PROBLEM REQUIREMENTS
In the listing that follows, locate the line containing "Write a Python" and the line containing "N_RINGS = 22". Retype exactly those two lines and every line between them, and nothing more.

(Rows from a dataset of charts and code)
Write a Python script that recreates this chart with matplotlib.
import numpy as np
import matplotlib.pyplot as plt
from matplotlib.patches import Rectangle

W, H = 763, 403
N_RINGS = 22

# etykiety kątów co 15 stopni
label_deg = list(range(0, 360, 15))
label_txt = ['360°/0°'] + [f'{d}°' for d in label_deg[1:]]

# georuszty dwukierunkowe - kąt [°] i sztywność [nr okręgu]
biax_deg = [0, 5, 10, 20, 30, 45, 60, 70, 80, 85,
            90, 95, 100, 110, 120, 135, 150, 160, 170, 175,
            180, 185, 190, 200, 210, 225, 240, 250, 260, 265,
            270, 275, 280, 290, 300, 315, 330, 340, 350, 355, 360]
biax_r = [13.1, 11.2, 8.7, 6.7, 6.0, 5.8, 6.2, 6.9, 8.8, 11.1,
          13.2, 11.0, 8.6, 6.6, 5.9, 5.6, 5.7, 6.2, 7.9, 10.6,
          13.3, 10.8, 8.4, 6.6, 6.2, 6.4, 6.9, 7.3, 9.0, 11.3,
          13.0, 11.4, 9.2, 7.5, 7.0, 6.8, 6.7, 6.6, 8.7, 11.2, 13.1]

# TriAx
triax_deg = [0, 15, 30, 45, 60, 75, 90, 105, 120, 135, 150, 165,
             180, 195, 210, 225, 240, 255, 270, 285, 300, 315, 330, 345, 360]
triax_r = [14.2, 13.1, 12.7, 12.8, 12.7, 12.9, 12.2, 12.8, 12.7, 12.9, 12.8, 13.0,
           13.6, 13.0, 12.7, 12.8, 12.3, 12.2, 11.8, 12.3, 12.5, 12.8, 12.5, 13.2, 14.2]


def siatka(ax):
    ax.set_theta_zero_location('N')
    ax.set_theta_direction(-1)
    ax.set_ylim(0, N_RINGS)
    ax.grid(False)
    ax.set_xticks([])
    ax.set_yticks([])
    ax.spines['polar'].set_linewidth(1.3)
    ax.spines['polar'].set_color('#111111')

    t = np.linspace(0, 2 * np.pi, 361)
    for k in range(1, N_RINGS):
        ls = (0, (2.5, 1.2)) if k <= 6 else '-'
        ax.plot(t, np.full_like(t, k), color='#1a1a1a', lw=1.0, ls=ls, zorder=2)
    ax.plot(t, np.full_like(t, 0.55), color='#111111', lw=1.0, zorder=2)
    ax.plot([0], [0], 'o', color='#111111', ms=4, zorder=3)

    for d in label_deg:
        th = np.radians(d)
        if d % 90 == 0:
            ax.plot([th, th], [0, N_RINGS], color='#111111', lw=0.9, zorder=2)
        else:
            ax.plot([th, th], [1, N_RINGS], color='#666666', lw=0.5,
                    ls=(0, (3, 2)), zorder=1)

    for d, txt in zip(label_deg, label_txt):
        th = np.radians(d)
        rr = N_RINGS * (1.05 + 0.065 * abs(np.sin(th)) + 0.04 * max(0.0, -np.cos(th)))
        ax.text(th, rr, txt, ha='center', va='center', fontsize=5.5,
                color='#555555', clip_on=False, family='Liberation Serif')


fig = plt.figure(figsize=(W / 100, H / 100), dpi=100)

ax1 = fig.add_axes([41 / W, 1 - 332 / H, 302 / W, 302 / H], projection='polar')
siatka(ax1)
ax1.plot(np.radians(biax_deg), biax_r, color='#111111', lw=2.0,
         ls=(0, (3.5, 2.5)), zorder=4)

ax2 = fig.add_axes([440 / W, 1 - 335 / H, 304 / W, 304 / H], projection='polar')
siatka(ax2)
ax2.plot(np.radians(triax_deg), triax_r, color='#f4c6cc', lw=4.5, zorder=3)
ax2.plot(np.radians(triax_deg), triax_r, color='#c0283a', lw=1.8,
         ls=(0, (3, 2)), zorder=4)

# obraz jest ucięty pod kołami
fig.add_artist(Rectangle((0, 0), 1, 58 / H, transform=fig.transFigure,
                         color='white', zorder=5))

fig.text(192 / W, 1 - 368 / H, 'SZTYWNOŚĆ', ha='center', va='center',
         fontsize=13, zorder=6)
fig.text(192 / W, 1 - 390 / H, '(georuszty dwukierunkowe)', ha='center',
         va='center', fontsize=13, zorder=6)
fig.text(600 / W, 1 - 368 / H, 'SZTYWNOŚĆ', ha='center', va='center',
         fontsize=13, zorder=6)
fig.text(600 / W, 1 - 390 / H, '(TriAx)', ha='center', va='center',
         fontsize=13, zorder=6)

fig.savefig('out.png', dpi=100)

* * *

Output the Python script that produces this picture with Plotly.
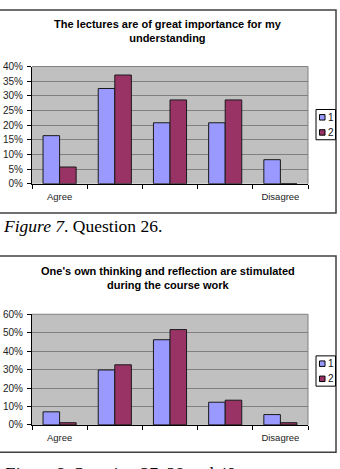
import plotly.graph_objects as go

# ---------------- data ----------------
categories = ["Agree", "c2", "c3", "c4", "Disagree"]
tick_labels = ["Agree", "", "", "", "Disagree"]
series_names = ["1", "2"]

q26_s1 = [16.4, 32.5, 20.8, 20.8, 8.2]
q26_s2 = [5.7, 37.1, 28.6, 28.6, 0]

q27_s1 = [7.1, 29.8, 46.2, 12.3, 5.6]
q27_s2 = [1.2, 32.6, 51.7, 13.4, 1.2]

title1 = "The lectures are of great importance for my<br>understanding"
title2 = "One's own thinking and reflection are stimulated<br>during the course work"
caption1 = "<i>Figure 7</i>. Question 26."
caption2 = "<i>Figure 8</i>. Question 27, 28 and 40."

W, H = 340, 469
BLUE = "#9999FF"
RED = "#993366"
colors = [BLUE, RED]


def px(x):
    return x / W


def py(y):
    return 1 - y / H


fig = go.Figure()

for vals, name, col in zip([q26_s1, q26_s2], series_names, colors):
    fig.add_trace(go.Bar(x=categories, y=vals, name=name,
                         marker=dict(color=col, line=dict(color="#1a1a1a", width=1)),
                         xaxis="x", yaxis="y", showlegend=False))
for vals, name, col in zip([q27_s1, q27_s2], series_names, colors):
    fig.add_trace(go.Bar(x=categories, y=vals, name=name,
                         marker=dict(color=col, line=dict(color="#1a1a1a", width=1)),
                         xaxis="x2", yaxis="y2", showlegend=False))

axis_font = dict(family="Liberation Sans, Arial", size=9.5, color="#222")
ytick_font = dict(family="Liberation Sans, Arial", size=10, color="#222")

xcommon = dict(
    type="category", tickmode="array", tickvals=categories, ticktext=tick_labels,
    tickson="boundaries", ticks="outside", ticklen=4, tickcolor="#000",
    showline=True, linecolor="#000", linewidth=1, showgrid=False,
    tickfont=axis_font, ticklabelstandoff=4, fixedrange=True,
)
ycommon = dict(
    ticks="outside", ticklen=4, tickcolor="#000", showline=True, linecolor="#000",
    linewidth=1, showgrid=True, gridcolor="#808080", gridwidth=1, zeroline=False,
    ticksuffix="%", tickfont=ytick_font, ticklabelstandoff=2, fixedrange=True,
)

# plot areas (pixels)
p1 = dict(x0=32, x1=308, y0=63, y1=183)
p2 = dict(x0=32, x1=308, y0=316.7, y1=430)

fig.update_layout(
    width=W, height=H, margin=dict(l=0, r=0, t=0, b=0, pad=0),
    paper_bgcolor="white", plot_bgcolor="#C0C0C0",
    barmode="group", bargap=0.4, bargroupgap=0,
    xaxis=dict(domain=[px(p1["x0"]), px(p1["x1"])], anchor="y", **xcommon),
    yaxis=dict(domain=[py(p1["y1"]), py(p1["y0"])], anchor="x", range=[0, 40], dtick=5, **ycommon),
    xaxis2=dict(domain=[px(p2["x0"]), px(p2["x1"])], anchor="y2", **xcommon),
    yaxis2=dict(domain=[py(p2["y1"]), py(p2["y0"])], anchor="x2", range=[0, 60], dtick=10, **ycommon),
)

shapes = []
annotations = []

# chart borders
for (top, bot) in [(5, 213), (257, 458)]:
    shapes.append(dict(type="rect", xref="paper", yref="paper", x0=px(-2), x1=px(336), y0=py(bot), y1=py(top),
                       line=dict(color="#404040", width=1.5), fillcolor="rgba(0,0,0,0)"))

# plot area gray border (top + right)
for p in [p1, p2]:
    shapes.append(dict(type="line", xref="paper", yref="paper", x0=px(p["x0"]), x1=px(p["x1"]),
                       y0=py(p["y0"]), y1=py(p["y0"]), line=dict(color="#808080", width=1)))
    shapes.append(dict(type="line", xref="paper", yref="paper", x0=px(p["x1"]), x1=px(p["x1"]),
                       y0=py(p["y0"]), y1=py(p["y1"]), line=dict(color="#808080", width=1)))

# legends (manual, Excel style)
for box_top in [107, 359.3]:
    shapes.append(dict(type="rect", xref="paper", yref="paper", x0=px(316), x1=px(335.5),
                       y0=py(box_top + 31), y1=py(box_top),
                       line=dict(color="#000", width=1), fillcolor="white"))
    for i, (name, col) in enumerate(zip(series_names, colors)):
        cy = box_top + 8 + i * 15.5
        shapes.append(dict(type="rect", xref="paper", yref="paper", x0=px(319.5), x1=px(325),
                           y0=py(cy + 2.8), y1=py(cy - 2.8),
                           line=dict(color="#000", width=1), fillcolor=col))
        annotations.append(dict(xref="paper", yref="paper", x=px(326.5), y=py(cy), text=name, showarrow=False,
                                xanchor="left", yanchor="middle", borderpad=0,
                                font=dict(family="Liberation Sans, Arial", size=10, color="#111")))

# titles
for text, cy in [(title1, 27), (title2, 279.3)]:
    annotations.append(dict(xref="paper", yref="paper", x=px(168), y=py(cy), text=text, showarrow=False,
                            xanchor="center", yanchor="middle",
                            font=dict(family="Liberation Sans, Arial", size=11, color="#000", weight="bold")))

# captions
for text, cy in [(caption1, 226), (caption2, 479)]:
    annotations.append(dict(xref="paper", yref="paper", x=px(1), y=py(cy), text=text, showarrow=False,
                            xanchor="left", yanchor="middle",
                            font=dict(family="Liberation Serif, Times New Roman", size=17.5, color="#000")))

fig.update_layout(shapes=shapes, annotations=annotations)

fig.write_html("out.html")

SOLUTION
Write a Python script that recreates this chart with matplotlib.
import numpy as np
import matplotlib.pyplot as plt
from matplotlib.patches import Rectangle

W, H = 763, 403
N_RINGS = 22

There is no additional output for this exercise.